Stated problem:
Starting at the line that contains "Emit a Python" and stopping after the line that contains "plt.rcParams['font.family'] = ['Liberation", copy the lines exactly. Pictures are left out.

Supplied records:

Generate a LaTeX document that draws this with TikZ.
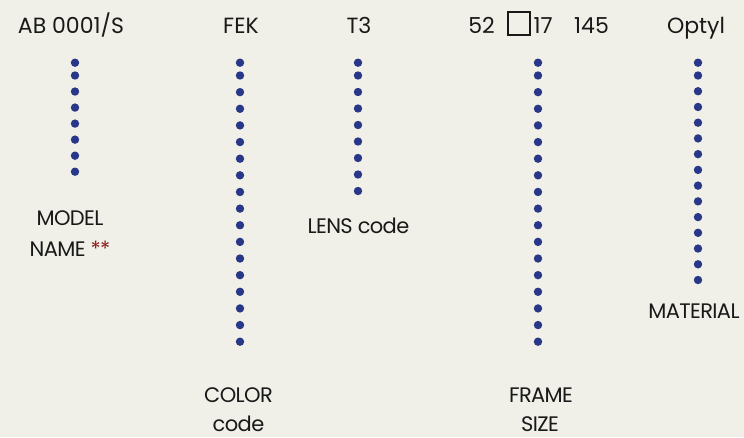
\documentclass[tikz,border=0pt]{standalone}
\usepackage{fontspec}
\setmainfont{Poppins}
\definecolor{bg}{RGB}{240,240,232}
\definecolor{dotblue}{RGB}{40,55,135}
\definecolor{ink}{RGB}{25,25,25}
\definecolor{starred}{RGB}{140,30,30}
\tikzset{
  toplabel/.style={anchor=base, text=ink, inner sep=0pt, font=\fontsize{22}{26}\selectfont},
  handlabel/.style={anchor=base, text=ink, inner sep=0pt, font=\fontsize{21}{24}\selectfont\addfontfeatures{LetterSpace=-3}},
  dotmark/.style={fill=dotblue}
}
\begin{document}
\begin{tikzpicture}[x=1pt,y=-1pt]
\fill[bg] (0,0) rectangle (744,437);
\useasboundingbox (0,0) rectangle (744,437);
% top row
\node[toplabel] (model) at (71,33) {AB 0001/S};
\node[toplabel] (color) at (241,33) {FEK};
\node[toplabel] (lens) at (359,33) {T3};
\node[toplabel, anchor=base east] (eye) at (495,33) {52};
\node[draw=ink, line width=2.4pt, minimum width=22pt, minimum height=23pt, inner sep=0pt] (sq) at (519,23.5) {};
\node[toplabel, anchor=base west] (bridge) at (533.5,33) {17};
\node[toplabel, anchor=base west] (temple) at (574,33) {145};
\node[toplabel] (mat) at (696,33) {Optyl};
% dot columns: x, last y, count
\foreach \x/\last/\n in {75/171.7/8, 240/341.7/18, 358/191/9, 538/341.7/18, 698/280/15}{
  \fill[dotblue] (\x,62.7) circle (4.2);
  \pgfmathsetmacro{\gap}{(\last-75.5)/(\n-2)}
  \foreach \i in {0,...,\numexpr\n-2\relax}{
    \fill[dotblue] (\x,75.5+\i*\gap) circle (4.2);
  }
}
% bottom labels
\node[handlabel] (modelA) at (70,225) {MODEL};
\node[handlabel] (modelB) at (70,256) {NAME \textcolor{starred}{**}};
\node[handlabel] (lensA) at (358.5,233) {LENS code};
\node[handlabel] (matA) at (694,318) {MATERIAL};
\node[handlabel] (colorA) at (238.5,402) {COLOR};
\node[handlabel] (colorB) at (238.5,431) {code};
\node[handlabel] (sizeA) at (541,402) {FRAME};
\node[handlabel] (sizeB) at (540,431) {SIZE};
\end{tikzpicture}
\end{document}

...

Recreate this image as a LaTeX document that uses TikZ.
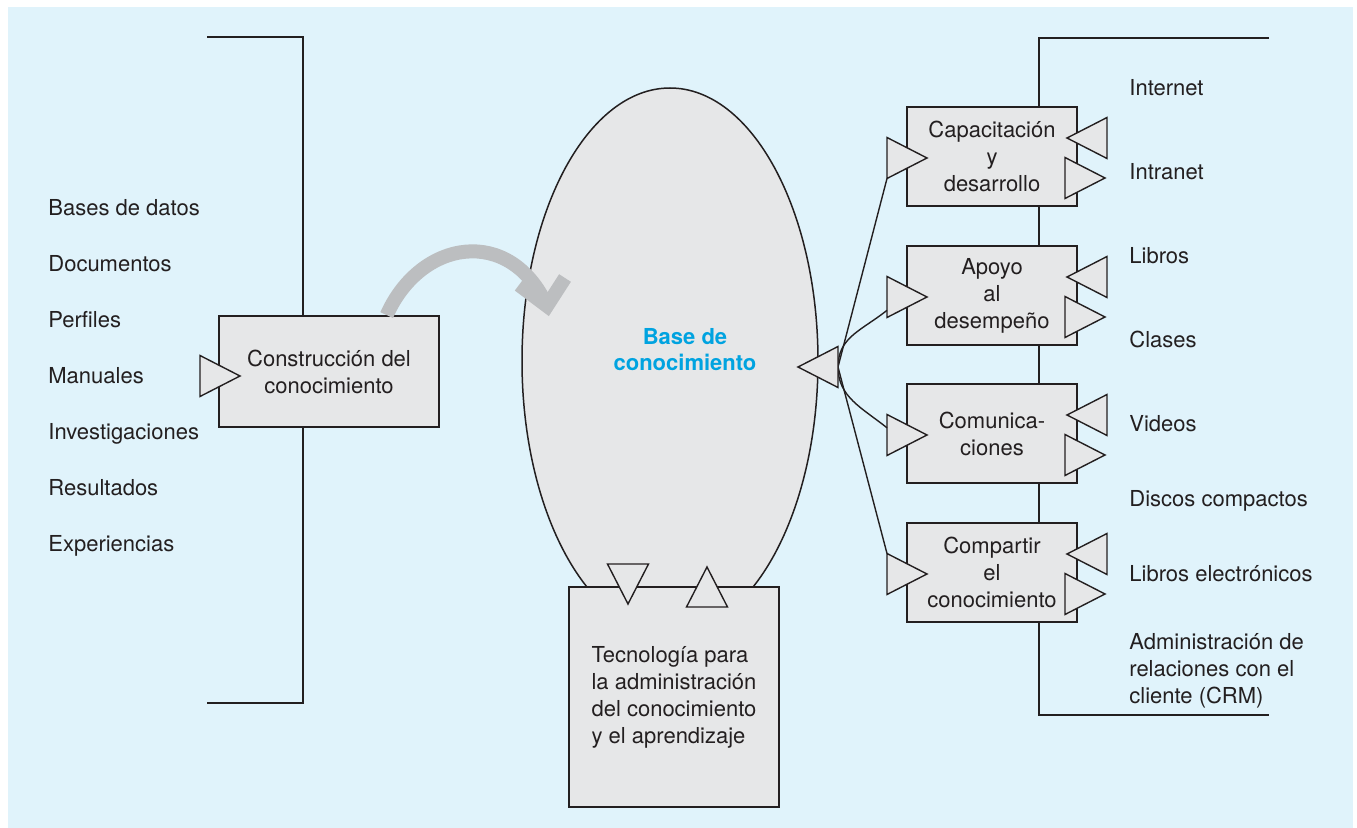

* * *

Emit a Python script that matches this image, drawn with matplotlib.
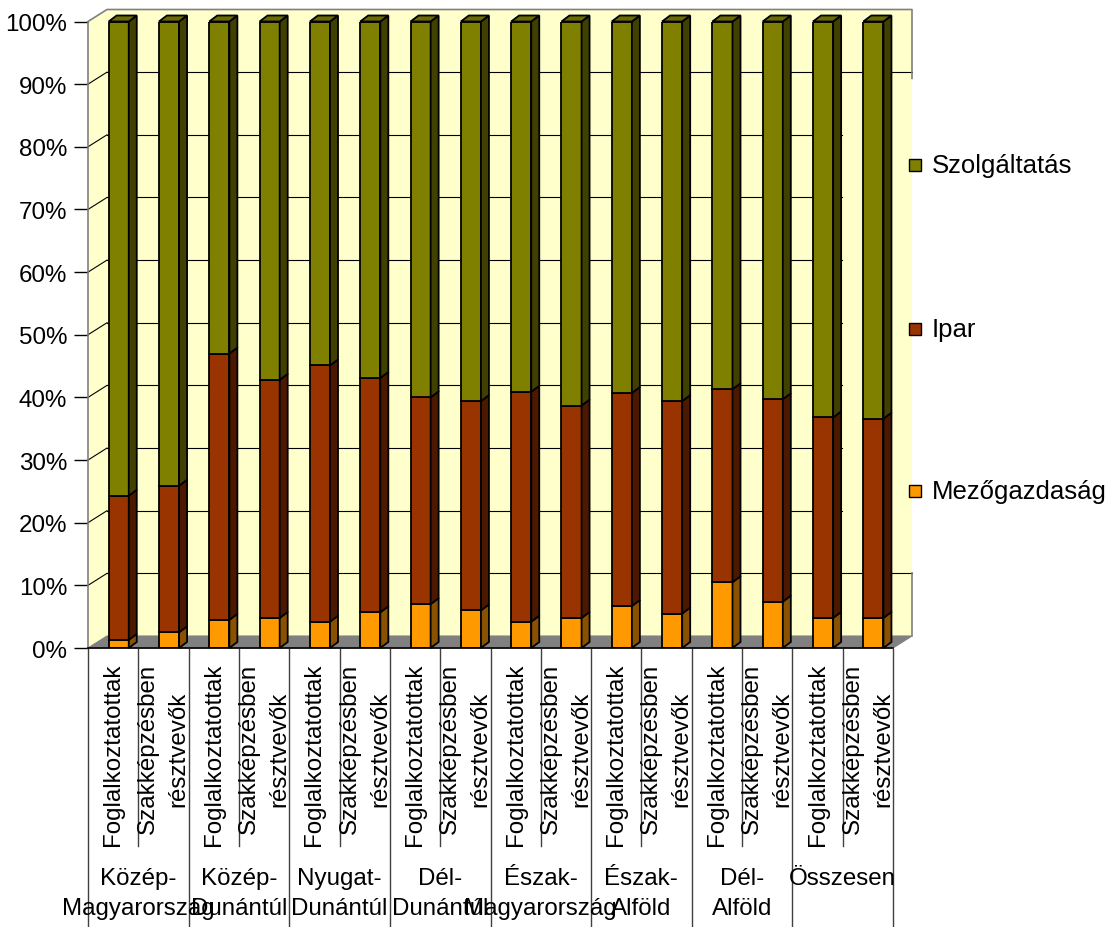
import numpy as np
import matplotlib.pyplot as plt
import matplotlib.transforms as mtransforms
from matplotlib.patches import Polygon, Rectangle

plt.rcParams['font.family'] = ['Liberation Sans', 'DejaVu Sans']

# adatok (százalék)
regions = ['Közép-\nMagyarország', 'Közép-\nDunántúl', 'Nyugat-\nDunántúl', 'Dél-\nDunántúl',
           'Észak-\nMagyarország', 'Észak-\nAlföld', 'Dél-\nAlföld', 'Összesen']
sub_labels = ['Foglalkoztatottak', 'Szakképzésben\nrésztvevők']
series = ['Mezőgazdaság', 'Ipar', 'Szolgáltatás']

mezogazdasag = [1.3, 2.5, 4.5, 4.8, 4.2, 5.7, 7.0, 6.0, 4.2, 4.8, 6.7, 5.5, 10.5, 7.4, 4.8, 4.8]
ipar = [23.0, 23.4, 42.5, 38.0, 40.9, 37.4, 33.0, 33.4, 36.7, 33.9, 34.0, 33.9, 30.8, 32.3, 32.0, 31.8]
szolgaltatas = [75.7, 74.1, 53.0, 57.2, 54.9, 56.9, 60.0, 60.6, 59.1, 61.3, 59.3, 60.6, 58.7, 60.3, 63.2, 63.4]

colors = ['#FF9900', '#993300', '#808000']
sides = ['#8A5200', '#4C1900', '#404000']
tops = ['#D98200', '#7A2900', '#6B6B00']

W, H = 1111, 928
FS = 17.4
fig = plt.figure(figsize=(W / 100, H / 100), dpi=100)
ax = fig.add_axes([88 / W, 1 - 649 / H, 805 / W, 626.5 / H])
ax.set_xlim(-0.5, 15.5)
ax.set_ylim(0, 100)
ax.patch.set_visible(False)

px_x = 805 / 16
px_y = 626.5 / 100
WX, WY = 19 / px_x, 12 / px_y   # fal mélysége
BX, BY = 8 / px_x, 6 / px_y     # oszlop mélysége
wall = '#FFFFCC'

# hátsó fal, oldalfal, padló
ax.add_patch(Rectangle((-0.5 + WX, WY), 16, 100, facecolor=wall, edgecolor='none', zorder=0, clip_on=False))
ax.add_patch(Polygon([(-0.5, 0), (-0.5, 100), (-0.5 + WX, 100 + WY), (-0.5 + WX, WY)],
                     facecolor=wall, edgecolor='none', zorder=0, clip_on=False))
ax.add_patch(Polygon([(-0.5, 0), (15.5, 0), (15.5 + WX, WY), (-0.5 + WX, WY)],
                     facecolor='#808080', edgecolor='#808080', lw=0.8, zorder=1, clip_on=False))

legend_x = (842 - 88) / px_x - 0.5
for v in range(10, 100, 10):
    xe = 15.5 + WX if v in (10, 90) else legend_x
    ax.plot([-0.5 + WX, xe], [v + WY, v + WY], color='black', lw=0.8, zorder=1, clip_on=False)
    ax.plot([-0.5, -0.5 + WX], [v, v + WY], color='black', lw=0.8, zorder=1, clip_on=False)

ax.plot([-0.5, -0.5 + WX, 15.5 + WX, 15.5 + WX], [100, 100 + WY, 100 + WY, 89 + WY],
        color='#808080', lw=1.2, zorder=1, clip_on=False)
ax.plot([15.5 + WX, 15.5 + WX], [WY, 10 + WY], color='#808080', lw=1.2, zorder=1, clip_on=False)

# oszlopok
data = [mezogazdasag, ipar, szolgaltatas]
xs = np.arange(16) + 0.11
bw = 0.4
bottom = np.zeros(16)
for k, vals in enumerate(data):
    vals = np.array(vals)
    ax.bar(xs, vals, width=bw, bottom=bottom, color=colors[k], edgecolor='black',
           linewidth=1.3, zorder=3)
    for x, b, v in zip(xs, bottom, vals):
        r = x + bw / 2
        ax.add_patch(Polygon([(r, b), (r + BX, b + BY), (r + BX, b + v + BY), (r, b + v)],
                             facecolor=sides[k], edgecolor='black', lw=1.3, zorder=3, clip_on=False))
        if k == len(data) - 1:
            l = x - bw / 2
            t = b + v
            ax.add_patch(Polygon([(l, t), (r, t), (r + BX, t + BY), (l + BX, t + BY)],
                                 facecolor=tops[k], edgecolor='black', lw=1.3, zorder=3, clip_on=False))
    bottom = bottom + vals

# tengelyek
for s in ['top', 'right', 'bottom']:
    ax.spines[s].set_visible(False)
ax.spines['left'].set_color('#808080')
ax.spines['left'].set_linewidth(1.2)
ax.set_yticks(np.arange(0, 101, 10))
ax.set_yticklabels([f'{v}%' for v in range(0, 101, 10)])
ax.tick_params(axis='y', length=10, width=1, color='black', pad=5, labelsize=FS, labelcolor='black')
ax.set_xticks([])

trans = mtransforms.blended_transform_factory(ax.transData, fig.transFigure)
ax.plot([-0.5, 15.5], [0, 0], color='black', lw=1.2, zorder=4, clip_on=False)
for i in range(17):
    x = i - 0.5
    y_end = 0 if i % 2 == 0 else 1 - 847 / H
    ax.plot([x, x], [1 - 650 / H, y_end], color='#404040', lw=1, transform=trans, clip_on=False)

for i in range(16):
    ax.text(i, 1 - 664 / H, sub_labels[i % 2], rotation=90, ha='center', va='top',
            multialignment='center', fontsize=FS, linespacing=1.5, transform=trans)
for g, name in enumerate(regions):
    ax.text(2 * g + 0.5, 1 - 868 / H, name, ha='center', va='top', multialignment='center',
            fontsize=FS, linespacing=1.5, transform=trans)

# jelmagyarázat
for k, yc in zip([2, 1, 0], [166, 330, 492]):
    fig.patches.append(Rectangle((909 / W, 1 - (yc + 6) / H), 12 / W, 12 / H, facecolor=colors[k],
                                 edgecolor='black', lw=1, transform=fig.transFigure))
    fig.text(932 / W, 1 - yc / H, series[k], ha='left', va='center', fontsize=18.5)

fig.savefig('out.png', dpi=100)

Result of this exercise:
Emit a Python script that matches this image, drawn with matplotlib.
import numpy as np
import matplotlib.pyplot as plt
import matplotlib.transforms as mtransforms
from matplotlib.patches import Polygon, Rectangle

plt.rcParams['font.family'] = ['Liberation Sans', 'DejaVu Sans']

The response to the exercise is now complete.